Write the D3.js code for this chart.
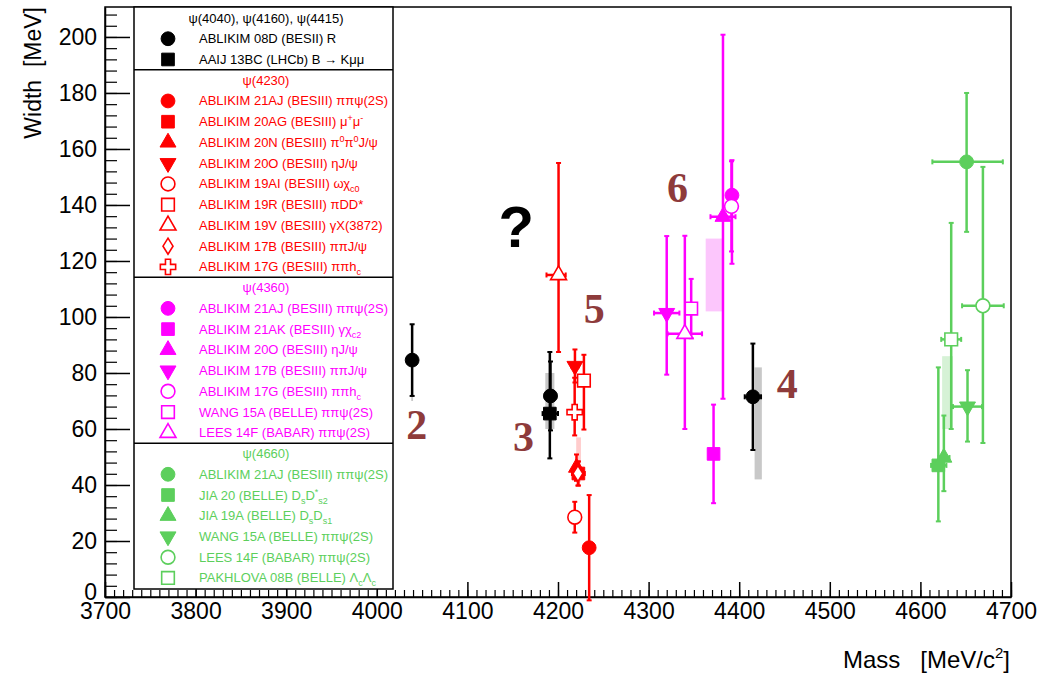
<!DOCTYPE html>
<html>
<head>
<meta charset="utf-8">
<script src="https://cdn.jsdelivr.net/npm/d3@7"></script>
<style>
body { margin: 0; background: #fff; }
svg { display: block; font-family: "Liberation Sans", Arial, Helvetica, sans-serif; }
</style>
</head>
<body>
<svg id="chart" width="1039" height="677"></svg>
<script>
// ---- data ----
var massTicks = d3.range(3700, 4701, 100);
var widthTicks = d3.range(0, 201, 20);

var states = ["ψ(4040), ψ(4160), ψ(4415)", "ψ(4230)", "ψ(4360)", "ψ(4660)"];

// legend entries per state (sym = marker shape, open = hollow marker)
var entries4040 = [
	{label: "ABLIKIM 08D (BESII) R", sym: "circle"},
	{label: "AAIJ 13BC (LHCb) B → Kμμ", sym: "square"}
];
var entries4230 = [
	{label: "ABLIKIM 21AJ (BESIII) ππψ(2S)", sym: "circle"},
	{label: "ABLIKIM 20AG (BESIII) μ^{+}μ^{-}", sym: "square"},
	{label: "ABLIKIM 20N (BESIII) π^{0}π^{0}J/ψ", sym: "triangle"},
	{label: "ABLIKIM 20O (BESIII) ηJ/ψ", sym: "triangleDown"},
	{label: "ABLIKIM 19AI (BESIII) ωχ_{c0}", sym: "circle", open: true},
	{label: "ABLIKIM 19R (BESIII) πDD*", sym: "square", open: true},
	{label: "ABLIKIM 19V (BESIII) γX(3872)", sym: "triangle", open: true},
	{label: "ABLIKIM 17B (BESIII) ππJ/ψ", sym: "diamond", open: true},
	{label: "ABLIKIM 17G (BESIII) ππh_{c}", sym: "cross", open: true}
];
var entries4360 = [
	{label: "ABLIKIM 21AJ (BESIII) ππψ(2S)", sym: "circle"},
	{label: "ABLIKIM 21AK (BESIII) γχ_{c2}", sym: "square"},
	{label: "ABLIKIM 20O (BESIII) ηJ/ψ", sym: "triangle"},
	{label: "ABLIKIM 17B (BESIII) ππJ/ψ", sym: "triangleDown"},
	{label: "ABLIKIM 17G (BESIII) ππh_{c}", sym: "circle", open: true},
	{label: "WANG 15A (BELLE) ππψ(2S)", sym: "square", open: true},
	{label: "LEES 14F (BABAR) ππψ(2S)", sym: "triangle", open: true}
];
var entries4660 = [
	{label: "ABLIKIM 21AJ (BESIII) ππψ(2S)", sym: "circle"},
	{label: "JIA 20 (BELLE) D_{s}D^{*}_{s2}", sym: "square"},
	{label: "JIA 19A (BELLE) D_{s}D_{s1}", sym: "triangle"},
	{label: "WANG 15A (BELLE) ππψ(2S)", sym: "triangleDown"},
	{label: "LEES 14F (BABAR) ππψ(2S)", sym: "circle", open: true},
	{label: "PAKHLOVA 08B (BELLE) Λ_{c}Λ_{c}", sym: "square", open: true}
];

// measurements: e = legend entry index, m = mass, dm = [-,+], w = width, dw = [-,+]
var pts4040 = [
	{e: 0, m: 4039,   dm: [0, 0],   w: 84.6, dw: [12.8, 12.8]},
	{e: 0, m: 4191.7, dm: [6.5, 6.5], w: 71.8, dw: [12.3, 12.3]},
	{e: 1, m: 4191,   dm: [8, 9],   w: 65.5, dw: [16, 22]},
	{e: 0, m: 4415.1, dm: [9, 9],   w: 71.5, dw: [19, 19]}
];
var pts4230 = [
	{e: 0, m: 4234.4, dm: [3.2, 3.2], w: 17.6, dw: [18.8, 18.8]},
	{e: 1, m: 4222.5, dm: [7.1, 7.1], w: 44.1, dw: [4.3, 4.3]},
	{e: 2, m: 4220.4, dm: [2.4, 2.4], w: 46.2, dw: [4.7, 4.7]},
	{e: 3, m: 4218.7, dm: [4.0, 4.0], w: 82.5, dw: [5.9, 5.9]},
	{e: 4, m: 4218.5, dm: [1.6, 1.6], w: 28.5, dw: [5.5, 5.5]},
	{e: 5, m: 4228.6, dm: [4.1, 4.1], w: 77.3, dw: [17.5, 9.2]},
	{e: 6, m: 4200.6, dm: [13.3, 7.9], w: 115, dw: [27.5, 40]},
	{e: 7, m: 4222.0, dm: [3.1, 3.1], w: 44.1, dw: [4.3, 4.3]},
	{e: 8, m: 4218.4, dm: [4.5, 5.5], w: 66.0, dw: [8.3, 12.3]}
];
var pts4360 = [
	{e: 2, m: 4382.1, dm: [13.8, 13.8], w: 135.8, dw: [65, 65]},
	{e: 0, m: 4392,   dm: [4, 4],     w: 143.5, dw: [24.5, 12.5]},
	{e: 1, m: 4371.7, dm: [2, 2],     w: 51.1, dw: [17.6, 17.6]},
	{e: 3, m: 4320.0, dm: [14, 14],   w: 101.4, dw: [22, 27.5]},
	{e: 4, m: 4391.5, dm: [6.3, 6.3], w: 139.5, dw: [16.1, 16.1]},
	{e: 5, m: 4347,   dm: [6, 6],     w: 103, dw: [10.6, 10.6]},
	{e: 6, m: 4340,   dm: [19, 19],   w: 94, dw: [34, 35]}
];
var pts4660 = [
	{e: 0, m: 4651.0, dm: [37.8, 40], w: 155.4, dw: [25, 24.6]},
	{e: 1, m: 4619.8, dm: [8.0, 8.9], w: 47.0, dw: [20, 35]},
	{e: 2, m: 4625.9, dm: [6.0, 6.2], w: 49.8, dw: [12, 15]},
	{e: 3, m: 4652,   dm: [16, 16],   w: 68, dw: [12.5, 13]},
	{e: 4, m: 4669,   dm: [23, 23],   w: 104, dw: [49, 49.6]},
	{e: 5, m: 4634,   dm: [11, 11],   w: 92, dw: [32, 41.6]}
];

// PDG averages drawn as shaded boxes: [state index, mass, dm, width, dw-, dw+]
var pdgBoxes = [
	[0, 4039, 1, 80, 10, 10],
	[0, 4191, 5, 70, 10, 10],
	[0, 4421, 4, 62, 20, 20],
	[1, 4222.7, 2.6, 49, 8, 8],
	[2, 4372, 9, 115, 13, 13],
	[3, 4630, 6, 72, 12, 14]
];

// labels written on the plot: [text, mass, width]
var notes = [["2", 4044, 56.5], ["3", 4162, 52], ["4", 4453, 71], ["5", 4240, 98], ["6", 4332, 141]];

// ---- setup ----
var colors = ["#000000", "#ff0000", "#ff00ff", "#5ccf5c"];
var boxColors = ["#c8c8c8", "#ffcccc", "#fcc6fc", "#d6f2d6"];

var svg = d3.select("#chart");
var x = d3.scaleLinear().domain([3700, 4700]).range([105, 1011]);
var y = d3.scaleLinear().domain([0, 210.7]).range([597, 7]);

// frame
svg.append("rect").attr("x", 105).attr("y", 7).attr("width", 906).attr("height", 590)
	.attr("fill", "none").attr("stroke", "#000").attr("stroke-width", 1.5);

// minor ticks
svg.append("g").attr("transform", "translate(0,597)")
	.call(d3.axisBottom(x).tickValues(d3.range(3700, 4701, 10)).tickSize(-7).tickSizeOuter(0).tickFormat(""))
	.call(function(g){ g.select(".domain").remove(); g.selectAll("line").attr("stroke-width", 1.2); });
svg.append("g").attr("transform", "translate(105,0)")
	.call(d3.axisLeft(y).tickValues(d3.range(0, 210, 4)).tickSize(-12).tickSizeOuter(0).tickFormat(""))
	.call(function(g){ g.select(".domain").remove(); g.selectAll("line").attr("stroke-width", 1.2); });

// major ticks + labels
svg.append("g").attr("transform", "translate(0,597)")
	.call(d3.axisBottom(x).tickValues(massTicks).tickSize(-15).tickSizeOuter(0).tickPadding(6).tickFormat(d3.format("d")))
	.call(function(g){
		g.select(".domain").attr("stroke-width", 1.5);
		g.selectAll("line").attr("stroke-width", 1.5);
		g.selectAll("text").attr("font-size", 23).attr("font-family", "Liberation Sans, Arial, sans-serif").attr("fill", "#000");
	});
svg.append("g").attr("transform", "translate(105,0)")
	.call(d3.axisLeft(y).tickValues(widthTicks).tickSize(-25).tickSizeOuter(0).tickPadding(8).tickFormat(d3.format("d")))
	.call(function(g){
		g.select(".domain").attr("stroke-width", 1.5);
		g.selectAll("line").attr("stroke-width", 1.5);
		g.selectAll("text").attr("font-size", 23).attr("font-family", "Liberation Sans, Arial, sans-serif").attr("fill", "#000");
		g.selectAll(".tick").filter(function(d){ return d == 0; }).select("text").attr("dy", "0.1em");
	});

// axis titles
svg.append("text").attr("transform", "translate(41,7) rotate(-90)").attr("text-anchor", "end")
	.attr("font-size", 23).attr("xml:space", "preserve").text("Width  [MeV]");
var mt = svg.append("text").attr("x", 1010).attr("y", 668).attr("text-anchor", "end").attr("font-size", 24)
	.attr("xml:space", "preserve");
mt.append("tspan").text("Mass   [MeV/c");
mt.append("tspan").attr("font-size", 15).attr("dy", -10).text("2");
mt.append("tspan").attr("dy", 10).text("]");

// marker paths
function markerPath(sym){
	if (sym == "circle") return d3.symbol(d3.symbolCircle, 150)();
	if (sym == "square") return d3.symbol(d3.symbolSquare, 160)();
	if (sym == "triangle" || sym == "triangleDown") return d3.symbol(d3.symbolTriangle, 110)();
	if (sym == "cross") return d3.symbol(d3.symbolCross, 130)();
	if (sym == "diamond") return "M0,-8L5,0L0,8L-5,0Z";
}
function drawMarker(g, sym, open, color, cx, cy){
	g.append("path").attr("d", markerPath(sym))
		.attr("transform", "translate(" + cx + "," + cy + ")" + (sym == "triangleDown" ? " rotate(180)" : ""))
		.attr("fill", open ? "#fff" : color)
		.attr("stroke", color).attr("stroke-width", open ? 1.6 : 1);
}

// PDG boxes
svg.append("g").selectAll("rect").data(pdgBoxes).enter().append("rect")
	.attr("x", function(d){ return x(d[1] - d[2]); })
	.attr("width", function(d){ return x(d[1] + d[2]) - x(d[1] - d[2]); })
	.attr("y", function(d){ return y(d[3] + d[5]); })
	.attr("height", function(d){ return y(d[3] - d[4]) - y(d[3] + d[5]); })
	.attr("fill", function(d){ return boxColors[d[0]]; });

// measurements
var allPts = [pts4040, pts4230, pts4360, pts4660];
var allEntries = [entries4040, entries4230, entries4360, entries4660];
var cap = 2.5;
allPts.forEach(function(pts, gi){
	var col = colors[gi];
	var g = svg.append("g").attr("stroke", col);
	pts.forEach(function(p){
		var ent = allEntries[gi][p.e];
		var cx = x(p.m), cy = y(p.w);
		var y0 = y(p.w - p.dw[0]), y1 = y(p.w + p.dw[1]);
		g.append("line").attr("x1", cx).attr("x2", cx).attr("y1", y0).attr("y2", y1).attr("stroke-width", 2.5);
		g.append("line").attr("x1", cx - cap).attr("x2", cx + cap).attr("y1", y0).attr("y2", y0).attr("stroke-width", 2);
		g.append("line").attr("x1", cx - cap).attr("x2", cx + cap).attr("y1", y1).attr("y2", y1).attr("stroke-width", 2);
		var x0 = x(p.m - p.dm[0]), x1 = x(p.m + p.dm[1]);
		if (x1 - x0 > 1) {
			g.append("line").attr("x1", x0).attr("x2", x1).attr("y1", cy).attr("y2", cy).attr("stroke-width", 2.5);
			g.append("line").attr("x1", x0).attr("x2", x0).attr("y1", cy - cap).attr("y2", cy + cap).attr("stroke-width", 2);
			g.append("line").attr("x1", x1).attr("x2", x1).attr("y1", cy - cap).attr("y2", cy + cap).attr("stroke-width", 2);
		}
		drawMarker(g, ent.sym, ent.open, col, cx, cy);
	});
});

// annotations
svg.append("g").selectAll("text").data(notes).enter().append("text")
	.attr("x", function(d){ return x(d[1]); }).attr("y", function(d){ return y(d[2]); })
	.attr("text-anchor", "middle").attr("font-family", "Liberation Serif, Times New Roman, serif")
	.attr("font-weight", "bold").attr("font-size", 42).attr("fill", "#8e3b3b")
	.text(function(d){ return d[0]; });
svg.append("text").attr("x", x(4154)).attr("y", y(125)).attr("text-anchor", "middle")
	.attr("font-weight", "bold").attr("font-size", 58).attr("fill", "#000").text("?");

// ---- legend ----
function richText(t, str){
	var re = /([\^_])\{([^}]*)\}|([^\^_]+)/g, m, shift = 0;
	while ((m = re.exec(str))) {
		if (m[3]) {
			t.append("tspan").attr("dy", -shift).text(m[3]);
			shift = 0;
		} else {
			var s = m[1] == "^" ? -5 : 4;
			t.append("tspan").attr("dy", s - shift).attr("font-size", 9).text(m[2]);
			shift = s;
		}
	}
}

var lg = svg.append("g");
var lx = 134, lw = 259, rowH = 20.74, row0 = 18;
lg.append("rect").attr("x", lx).attr("y", 7).attr("width", lw).attr("height", 582)
	.attr("fill", "#fff").attr("stroke", "#000").attr("stroke-width", 1.5);
var line = 0;
allEntries.forEach(function(ents, gi){
	if (gi > 0) {
		var yy = row0 + (line - 0.5) * rowH;
		lg.append("line").attr("x1", lx).attr("x2", lx + lw).attr("y1", yy).attr("y2", yy)
			.attr("stroke", "#000").attr("stroke-width", 1.5);
	}
	lg.append("text").attr("x", 266).attr("y", row0 + line * rowH + 4.5).attr("text-anchor", "middle")
		.attr("font-size", 13).attr("fill", colors[gi]).text(states[gi]);
	line++;
	ents.forEach(function(ent){
		var yy = row0 + line * rowH;
		drawMarker(lg, ent.sym, ent.open, colors[gi], 168, yy);
		var t = lg.append("text").attr("x", 199).attr("y", yy + 4.5).attr("font-size", 13).attr("fill", colors[gi]);
		richText(t, ent.label);
		line++;
	});
});
</script>
</body>
</html>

____

**TASK DESCRIPTION:**
Return every line in the listing that contains the word "chart".

**ANSWER TO THE PROBLEM:**
Write the D3.js code for this chart.
<svg id="chart" width="1039" height="677"></svg>
var svg = d3.select("#chart");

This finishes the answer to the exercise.